__The exercise__: Extract, unchanged, every line from the top of the material below through the line with "import seaborn as sns", and no more.

# # # #

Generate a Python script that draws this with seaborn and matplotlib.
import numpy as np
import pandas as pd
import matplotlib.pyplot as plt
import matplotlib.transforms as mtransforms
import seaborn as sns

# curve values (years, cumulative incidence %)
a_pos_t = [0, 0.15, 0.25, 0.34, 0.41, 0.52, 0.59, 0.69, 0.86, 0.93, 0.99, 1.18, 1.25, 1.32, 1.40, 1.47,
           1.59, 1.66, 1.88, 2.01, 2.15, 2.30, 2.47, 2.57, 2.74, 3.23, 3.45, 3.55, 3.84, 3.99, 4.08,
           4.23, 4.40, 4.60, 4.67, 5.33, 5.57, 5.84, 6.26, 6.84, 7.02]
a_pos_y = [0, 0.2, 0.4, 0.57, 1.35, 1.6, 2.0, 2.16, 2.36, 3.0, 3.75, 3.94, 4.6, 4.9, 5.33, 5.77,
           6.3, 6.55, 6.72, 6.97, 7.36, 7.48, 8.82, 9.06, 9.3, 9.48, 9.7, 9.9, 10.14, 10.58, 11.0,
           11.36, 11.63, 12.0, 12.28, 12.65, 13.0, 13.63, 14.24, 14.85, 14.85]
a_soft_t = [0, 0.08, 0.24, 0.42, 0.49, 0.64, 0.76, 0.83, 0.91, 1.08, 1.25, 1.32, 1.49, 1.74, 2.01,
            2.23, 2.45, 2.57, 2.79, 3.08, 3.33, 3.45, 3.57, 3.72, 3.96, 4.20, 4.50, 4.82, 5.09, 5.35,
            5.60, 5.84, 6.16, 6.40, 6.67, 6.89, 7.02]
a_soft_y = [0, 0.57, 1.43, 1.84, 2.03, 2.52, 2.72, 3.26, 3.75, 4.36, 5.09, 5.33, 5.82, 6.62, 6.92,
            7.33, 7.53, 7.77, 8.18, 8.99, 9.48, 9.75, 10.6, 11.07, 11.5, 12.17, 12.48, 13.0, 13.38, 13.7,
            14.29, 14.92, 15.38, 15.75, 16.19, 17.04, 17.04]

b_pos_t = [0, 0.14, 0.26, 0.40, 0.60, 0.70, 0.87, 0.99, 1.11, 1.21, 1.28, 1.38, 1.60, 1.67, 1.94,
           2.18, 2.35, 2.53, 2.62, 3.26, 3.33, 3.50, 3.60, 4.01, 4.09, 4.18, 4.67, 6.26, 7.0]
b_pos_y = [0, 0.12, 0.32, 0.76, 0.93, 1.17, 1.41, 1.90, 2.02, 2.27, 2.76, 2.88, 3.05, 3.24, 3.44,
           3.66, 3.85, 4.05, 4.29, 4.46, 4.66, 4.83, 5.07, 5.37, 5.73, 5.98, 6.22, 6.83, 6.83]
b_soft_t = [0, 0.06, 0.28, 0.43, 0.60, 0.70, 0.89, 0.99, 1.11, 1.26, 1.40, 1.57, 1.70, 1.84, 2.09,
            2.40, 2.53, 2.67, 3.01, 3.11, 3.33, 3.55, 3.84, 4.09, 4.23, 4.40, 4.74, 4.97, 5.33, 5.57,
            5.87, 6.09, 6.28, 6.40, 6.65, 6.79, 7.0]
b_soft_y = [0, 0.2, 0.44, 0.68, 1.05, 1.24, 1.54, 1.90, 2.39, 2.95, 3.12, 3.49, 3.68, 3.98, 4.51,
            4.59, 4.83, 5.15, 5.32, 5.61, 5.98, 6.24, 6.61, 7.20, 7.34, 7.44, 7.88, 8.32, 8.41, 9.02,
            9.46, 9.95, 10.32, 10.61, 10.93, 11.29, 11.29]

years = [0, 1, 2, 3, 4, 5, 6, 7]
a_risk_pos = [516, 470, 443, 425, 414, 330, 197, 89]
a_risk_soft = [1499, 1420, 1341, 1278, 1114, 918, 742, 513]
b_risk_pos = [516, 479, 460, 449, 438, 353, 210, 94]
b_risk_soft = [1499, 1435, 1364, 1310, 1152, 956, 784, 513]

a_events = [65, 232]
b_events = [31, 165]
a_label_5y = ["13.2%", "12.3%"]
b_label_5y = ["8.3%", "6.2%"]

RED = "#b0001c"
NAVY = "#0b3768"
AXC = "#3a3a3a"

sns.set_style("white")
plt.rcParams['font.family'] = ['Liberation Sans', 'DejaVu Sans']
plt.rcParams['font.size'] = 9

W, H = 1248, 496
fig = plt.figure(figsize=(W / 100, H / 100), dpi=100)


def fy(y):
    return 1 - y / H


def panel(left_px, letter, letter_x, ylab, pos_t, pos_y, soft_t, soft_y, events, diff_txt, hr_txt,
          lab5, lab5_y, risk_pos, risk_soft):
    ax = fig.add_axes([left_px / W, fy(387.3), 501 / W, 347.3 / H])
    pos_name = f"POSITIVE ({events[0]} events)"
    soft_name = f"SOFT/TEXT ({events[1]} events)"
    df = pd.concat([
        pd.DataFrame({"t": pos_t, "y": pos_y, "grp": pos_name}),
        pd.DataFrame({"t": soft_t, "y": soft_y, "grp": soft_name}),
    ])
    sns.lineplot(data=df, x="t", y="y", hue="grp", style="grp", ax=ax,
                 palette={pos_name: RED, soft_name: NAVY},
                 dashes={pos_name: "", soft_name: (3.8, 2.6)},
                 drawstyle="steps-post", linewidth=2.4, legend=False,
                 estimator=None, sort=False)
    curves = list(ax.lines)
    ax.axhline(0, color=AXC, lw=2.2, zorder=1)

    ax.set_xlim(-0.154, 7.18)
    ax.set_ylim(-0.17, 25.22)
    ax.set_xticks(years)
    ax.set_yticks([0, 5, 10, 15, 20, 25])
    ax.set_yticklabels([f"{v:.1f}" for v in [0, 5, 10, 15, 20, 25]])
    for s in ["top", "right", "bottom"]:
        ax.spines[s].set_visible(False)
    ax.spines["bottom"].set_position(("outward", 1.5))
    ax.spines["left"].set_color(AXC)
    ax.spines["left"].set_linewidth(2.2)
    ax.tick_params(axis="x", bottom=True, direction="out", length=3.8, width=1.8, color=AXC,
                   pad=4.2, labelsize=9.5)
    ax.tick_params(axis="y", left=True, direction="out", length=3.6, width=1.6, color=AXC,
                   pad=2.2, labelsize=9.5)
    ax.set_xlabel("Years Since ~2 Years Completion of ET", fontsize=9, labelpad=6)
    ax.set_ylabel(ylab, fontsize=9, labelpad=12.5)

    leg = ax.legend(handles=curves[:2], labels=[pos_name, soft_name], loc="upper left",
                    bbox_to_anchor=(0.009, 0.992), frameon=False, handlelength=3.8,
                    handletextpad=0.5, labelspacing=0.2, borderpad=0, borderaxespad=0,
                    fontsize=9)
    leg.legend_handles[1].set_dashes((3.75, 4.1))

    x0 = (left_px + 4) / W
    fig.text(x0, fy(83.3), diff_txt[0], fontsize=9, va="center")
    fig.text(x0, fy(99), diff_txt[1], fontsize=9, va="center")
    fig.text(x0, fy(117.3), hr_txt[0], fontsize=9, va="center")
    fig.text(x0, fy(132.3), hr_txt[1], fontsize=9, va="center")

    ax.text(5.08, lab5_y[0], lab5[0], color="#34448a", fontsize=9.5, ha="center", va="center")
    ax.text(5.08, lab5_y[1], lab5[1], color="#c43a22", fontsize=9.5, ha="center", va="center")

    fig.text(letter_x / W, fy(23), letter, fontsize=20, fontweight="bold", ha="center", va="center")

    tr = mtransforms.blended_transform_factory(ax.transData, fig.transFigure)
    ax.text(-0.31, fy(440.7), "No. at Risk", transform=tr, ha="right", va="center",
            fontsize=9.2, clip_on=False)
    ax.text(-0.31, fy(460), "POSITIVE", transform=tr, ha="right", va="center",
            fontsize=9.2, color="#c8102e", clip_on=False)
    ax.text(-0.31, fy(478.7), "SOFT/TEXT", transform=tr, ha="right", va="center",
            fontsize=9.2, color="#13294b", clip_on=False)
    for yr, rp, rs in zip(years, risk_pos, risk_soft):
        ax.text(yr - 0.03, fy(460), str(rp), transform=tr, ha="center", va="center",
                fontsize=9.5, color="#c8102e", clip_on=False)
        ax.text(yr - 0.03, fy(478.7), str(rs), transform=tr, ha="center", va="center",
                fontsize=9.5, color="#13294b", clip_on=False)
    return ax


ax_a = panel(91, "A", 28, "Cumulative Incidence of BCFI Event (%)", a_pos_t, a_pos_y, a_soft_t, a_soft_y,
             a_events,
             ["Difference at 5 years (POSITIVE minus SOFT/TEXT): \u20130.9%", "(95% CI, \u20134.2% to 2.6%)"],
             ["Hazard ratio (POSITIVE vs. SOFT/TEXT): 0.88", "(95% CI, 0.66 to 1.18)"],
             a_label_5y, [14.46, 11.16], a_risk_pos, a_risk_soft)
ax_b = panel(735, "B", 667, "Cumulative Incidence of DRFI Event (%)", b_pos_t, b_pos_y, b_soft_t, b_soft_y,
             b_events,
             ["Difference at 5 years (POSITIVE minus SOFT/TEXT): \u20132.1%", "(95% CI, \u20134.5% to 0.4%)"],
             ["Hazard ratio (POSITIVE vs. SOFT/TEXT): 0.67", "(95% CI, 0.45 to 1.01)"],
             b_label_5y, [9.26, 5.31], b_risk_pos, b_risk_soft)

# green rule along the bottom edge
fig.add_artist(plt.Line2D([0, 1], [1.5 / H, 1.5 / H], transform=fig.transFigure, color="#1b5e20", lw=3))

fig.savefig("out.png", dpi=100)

# # # #

__Answer for this exercise__:
Generate a Python script that draws this with seaborn and matplotlib.
import numpy as np
import pandas as pd
import matplotlib.pyplot as plt
import matplotlib.transforms as mtransforms
import seaborn as sns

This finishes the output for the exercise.